Another issue for consideration is that it is measured as average time!
If the time of iterations would be measured, there would be even times between 1ms to 20ms, simply because the majority was fast, but few threads will be waiting for processors time and incur even milliseconds long delays.
This is bad news for any kind of application which requires high throughput, low latency.
And the last issue for consideration is that there could be slower operations inside the lock and very often that is the case. The longer the block of code is executed inside the lock, the higher the contention is and delays rise sky high.
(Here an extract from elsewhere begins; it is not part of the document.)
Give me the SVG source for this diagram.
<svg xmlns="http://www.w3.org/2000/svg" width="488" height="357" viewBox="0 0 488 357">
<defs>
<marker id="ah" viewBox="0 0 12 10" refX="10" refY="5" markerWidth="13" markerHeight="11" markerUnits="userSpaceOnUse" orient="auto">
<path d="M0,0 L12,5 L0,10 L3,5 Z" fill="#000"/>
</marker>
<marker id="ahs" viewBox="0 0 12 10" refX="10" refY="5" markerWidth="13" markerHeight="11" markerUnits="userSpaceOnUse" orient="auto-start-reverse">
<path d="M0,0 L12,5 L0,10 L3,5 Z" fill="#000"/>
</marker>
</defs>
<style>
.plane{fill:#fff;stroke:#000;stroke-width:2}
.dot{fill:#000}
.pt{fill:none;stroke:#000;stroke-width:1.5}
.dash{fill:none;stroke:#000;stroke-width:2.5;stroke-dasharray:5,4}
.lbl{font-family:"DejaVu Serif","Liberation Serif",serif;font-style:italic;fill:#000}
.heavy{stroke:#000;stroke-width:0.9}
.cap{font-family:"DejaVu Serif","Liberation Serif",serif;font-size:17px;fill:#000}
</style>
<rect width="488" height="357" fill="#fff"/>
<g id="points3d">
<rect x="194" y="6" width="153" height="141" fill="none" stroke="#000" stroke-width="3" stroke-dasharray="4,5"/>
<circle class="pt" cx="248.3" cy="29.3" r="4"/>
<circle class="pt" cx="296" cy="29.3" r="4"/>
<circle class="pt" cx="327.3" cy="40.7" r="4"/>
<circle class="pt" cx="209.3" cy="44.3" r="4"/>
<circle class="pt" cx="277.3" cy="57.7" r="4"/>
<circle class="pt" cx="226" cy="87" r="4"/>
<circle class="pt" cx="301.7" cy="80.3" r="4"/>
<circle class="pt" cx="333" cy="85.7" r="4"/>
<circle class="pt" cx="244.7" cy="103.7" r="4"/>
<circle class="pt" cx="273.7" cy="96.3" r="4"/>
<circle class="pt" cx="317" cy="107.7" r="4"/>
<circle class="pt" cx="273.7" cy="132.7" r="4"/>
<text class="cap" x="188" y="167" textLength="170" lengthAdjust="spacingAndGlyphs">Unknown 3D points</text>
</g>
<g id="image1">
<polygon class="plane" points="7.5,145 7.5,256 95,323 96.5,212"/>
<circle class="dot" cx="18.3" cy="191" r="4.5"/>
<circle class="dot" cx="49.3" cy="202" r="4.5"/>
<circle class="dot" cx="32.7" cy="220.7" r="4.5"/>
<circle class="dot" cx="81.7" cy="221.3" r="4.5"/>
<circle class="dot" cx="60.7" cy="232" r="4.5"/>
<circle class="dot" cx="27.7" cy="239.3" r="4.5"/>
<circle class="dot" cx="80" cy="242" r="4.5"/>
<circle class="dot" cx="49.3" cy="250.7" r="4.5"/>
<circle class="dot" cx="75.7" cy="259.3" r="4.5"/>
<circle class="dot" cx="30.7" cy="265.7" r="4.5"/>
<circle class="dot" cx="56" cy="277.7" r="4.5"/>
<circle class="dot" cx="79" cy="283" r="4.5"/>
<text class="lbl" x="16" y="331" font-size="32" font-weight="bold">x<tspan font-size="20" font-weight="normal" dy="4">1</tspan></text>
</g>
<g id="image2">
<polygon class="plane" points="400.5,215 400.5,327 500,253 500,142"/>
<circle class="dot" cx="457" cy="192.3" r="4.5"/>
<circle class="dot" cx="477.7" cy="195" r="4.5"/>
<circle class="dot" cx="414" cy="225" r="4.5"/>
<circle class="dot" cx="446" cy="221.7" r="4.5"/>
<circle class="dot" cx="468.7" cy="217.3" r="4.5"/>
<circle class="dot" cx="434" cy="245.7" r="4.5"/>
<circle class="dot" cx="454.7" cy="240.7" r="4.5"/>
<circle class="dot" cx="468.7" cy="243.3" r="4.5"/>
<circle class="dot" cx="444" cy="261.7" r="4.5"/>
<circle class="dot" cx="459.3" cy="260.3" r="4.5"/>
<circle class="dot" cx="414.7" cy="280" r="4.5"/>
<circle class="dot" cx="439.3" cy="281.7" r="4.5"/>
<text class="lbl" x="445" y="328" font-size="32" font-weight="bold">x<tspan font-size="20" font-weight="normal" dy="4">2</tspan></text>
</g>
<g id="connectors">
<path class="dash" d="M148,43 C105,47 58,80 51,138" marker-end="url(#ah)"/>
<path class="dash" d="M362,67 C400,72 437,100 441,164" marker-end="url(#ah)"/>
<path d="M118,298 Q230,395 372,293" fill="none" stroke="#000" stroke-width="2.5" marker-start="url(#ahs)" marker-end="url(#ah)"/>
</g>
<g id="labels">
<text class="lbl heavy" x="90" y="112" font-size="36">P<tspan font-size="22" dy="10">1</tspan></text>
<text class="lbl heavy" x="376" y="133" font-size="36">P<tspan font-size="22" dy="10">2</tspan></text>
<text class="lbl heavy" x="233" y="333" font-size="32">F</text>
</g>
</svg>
Please consider, that over one decade has passed already from 2003, that is few generations of processors designed specifically to run fully concurrently and locking is considerably harming their performance.
The technical answer is that this is impossible to quantify, it heavily depends on the state of the CPU memory write-back buffers and how much data that the prefetcher gathered has to be discarded and re-read. Which are both very non-deterministic. I use 150 CPU cycles as a back-of-the-envelope approximation that avoids major disappointments.
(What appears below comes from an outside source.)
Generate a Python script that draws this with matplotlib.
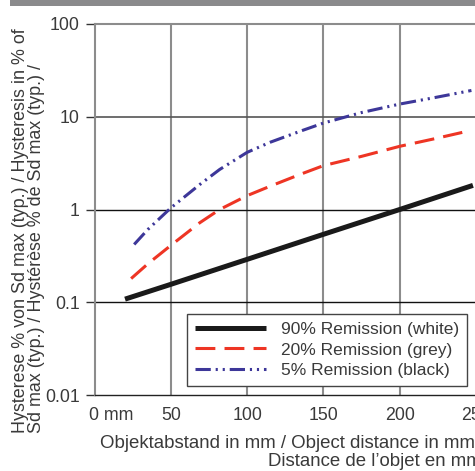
import matplotlib
matplotlib.use('Agg')
import matplotlib.pyplot as plt
import matplotlib.transforms as mtransforms
from matplotlib.patches import Rectangle

plt.rcParams['font.family'] = ['Liberation Sans', 'DejaVu Sans']

# distances in mm, hysteresis in % of Sd max
dist_white = [20, 50, 100, 150, 200, 248]
hyst_white = [0.108, 0.156, 0.29, 0.54, 1.0, 1.82]

dist_grey = [24, 35, 50, 69, 82, 100, 115, 135, 150, 175, 200, 223, 241]
hyst_grey = [0.18, 0.26, 0.41, 0.72, 1.0, 1.41, 1.78, 2.4, 2.97, 3.74, 4.8, 5.8, 6.78]

dist_black = [26, 35, 50, 69, 82, 100, 115, 135, 150, 175, 200, 223, 247]
hyst_black = [0.42, 0.61, 1.04, 1.86, 2.7, 4.13, 5.3, 7.0, 8.55, 11.1, 13.7, 16.1, 19.2]

x_ticks = [0, 50, 100, 150, 200, 250]
x_ticklabels = ['0 mm', '50', '100', '150', '200', '250']
y_ticks = [0.01, 0.1, 1, 10, 100]
y_ticklabels = ['0.01', '0.1', '1', '10', '100']

txt = '#3a3a3a'
fig = plt.figure(figsize=(4.75, 4.71), dpi=100)
fig.patches.append(Rectangle((10 / 475, 1 - 6 / 471), 1, 6 / 471,
                             transform=fig.transFigure, color='#8a8a8c', lw=0))

ax = fig.add_axes([94.5 / 475, 76 / 471, 381.5 / 475, 371 / 471])
ax.set_yscale('log')
ax.set_xlim(0, 250)
ax.set_ylim(0.01, 100)

# grid
for xv in [50, 100, 150, 200]:
    ax.axvline(xv, color='#8c8c8c', lw=1.5, zorder=1)
ax.axhline(10, color='#555555', lw=1.2, zorder=1)
ax.axhline(1, color='#111111', lw=1.0, zorder=1)
ax.axhline(0.1, color='#111111', lw=1.0, zorder=1)

ax.plot(dist_white, hyst_white, color='#1a1a1a', lw=3.6,
        solid_capstyle='butt', label='90% Remission (white)', zorder=3)
ax.plot(dist_grey, hyst_grey, color='#ee3524', lw=2.2,
        linestyle=(0, (6.5, 3)), label='20% Remission (grey)', zorder=3)
ax.plot(dist_black, hyst_black, color='#3d3799', lw=2.2,
        linestyle=(0, (5, 1.6, 0.7, 1.6, 0.7, 1.6)),
        label='5% Remission (black)', zorder=3)

ax.spines['left'].set_color('#8c8c8c')
ax.spines['left'].set_linewidth(1.5)
ax.spines['top'].set_color('#8c8c8c')
ax.spines['top'].set_linewidth(1.5)
ax.spines['bottom'].set_color('#222222')
ax.spines['bottom'].set_linewidth(1.0)
ax.spines['right'].set_visible(False)

ax.set_xticks(x_ticks)
ax.set_xticklabels(x_ticklabels)
ax.set_yticks(y_ticks)
ax.set_yticklabels(y_ticklabels)
ax.minorticks_off()
ax.tick_params(axis='y', length=6.5, width=1.0, color='#333333', pad=4,
               labelsize=12.8, labelcolor=txt)
ax.tick_params(axis='x', length=0, pad=9, labelsize=12.8, labelcolor=txt)
lab0 = ax.get_xticklabels()[0]
lab0.set_horizontalalignment('left')
lab0.set_transform(lab0.get_transform() +
                   mtransforms.ScaledTranslation(-4 / 72, 0, fig.dpi_scale_trans))

leg = ax.legend(loc='lower right', bbox_to_anchor=(0.9756, 0.025),
                fontsize=12.5, handlelength=4.1, handletextpad=0.85,
                labelspacing=0.3, borderpad=0.45, fancybox=False,
                framealpha=1, edgecolor='#444444', borderaxespad=0)
leg.get_frame().set_linewidth(1.0)
for t in leg.get_texts():
    t.set_color(txt)

fig.text(12 / 475, 1 - 433 / 471,
         'Hysterese % von Sd max (typ.) / Hysteresis in % of\n'
         'Sd max (typ.) / Hystérèse % de Sd max (typ.) /',
         rotation=90, ha='left', va='bottom', multialignment='left',
         fontsize=12.9, color=txt, linespacing=0.95)

fig.text(100 / 475, 1 - 435 / 471,
         'Objektabstand in mm / Object distance in mm /',
         ha='left', va='top', fontsize=13.4, color=txt)
fig.text(268 / 475, 1 - 453 / 471,
         'Distance de l\u2019objet en mm',
         ha='left', va='top', fontsize=13.4, color=txt)

fig.savefig('out.png', dpi=100)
The practical answer is that it is waaaay cheaper than the amount of time you'll burn on debugging your code when you think you can skip a lock.
To get a hard number you'll have to measure. Visual Studio has a slick concurrency analyzer available as an extension.
lock
(Monitor.Enter/Exit) is very cheap, cheaper than alternatives like a Waithandle or Mutex.
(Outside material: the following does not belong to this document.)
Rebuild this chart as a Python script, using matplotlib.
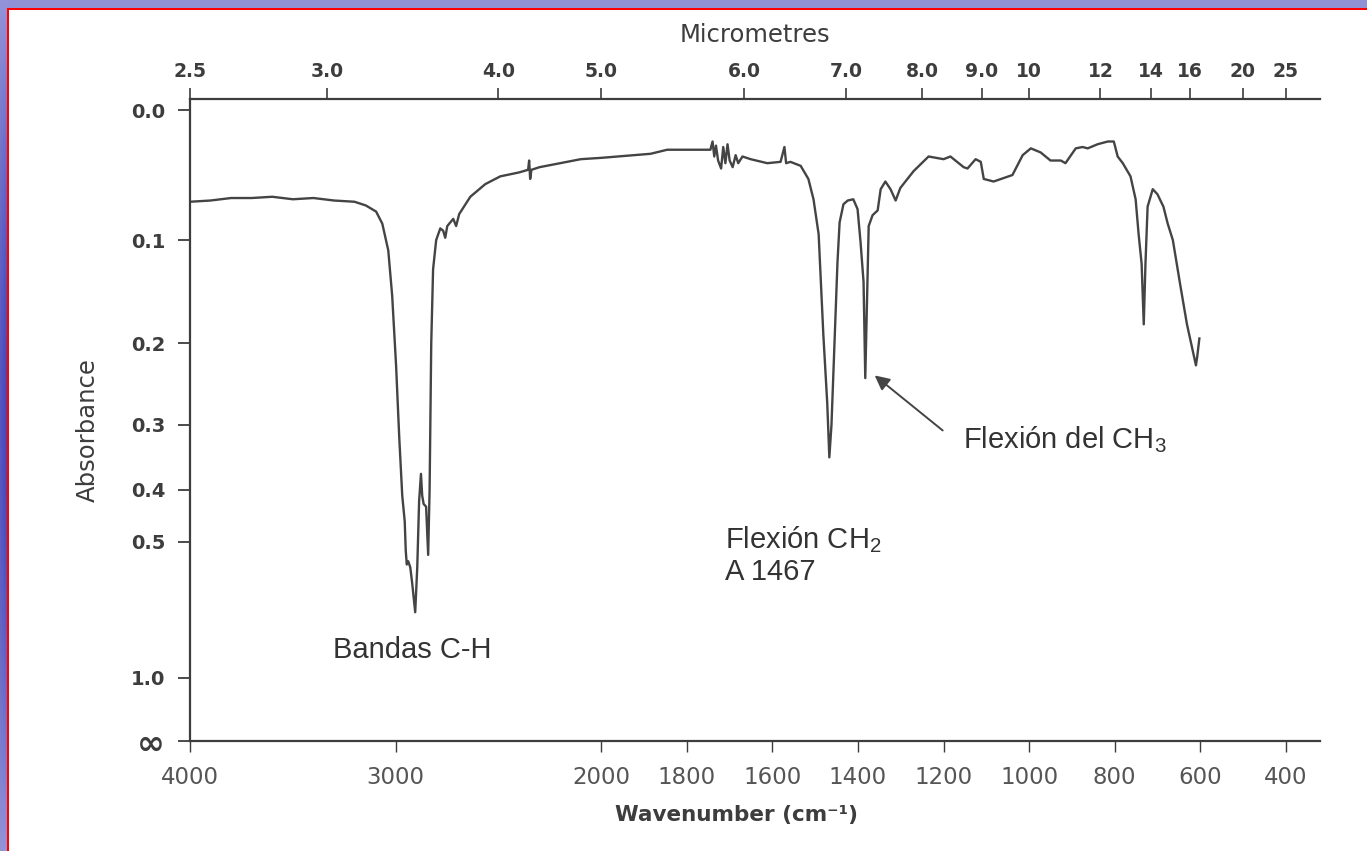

But what if it was (a little) slow, would you rather have a fast program with incorrect results?
There are a few different ways to define "cost". There is the actual overhead of obtaining and releasing the lock; as Jake writes, that's negligible unless this operation is performed millions of times.
Of more relevance is the effect this has on the flow of execution. This code can only be entered by one thread at a time. If you have 5 threads performing this operation on a regular basis, 4 of them will end up waiting for the lock to be released, and then to be the first thread scheduled to enter that piece of code after that lock is released. So, your algorithm is going to suffer significantly. How much so depends on the algorithm and how often the operation is called.. You can't really avoid it without introducing race conditions, but you can ameliorate it by minimizing the number of calls to the locked code.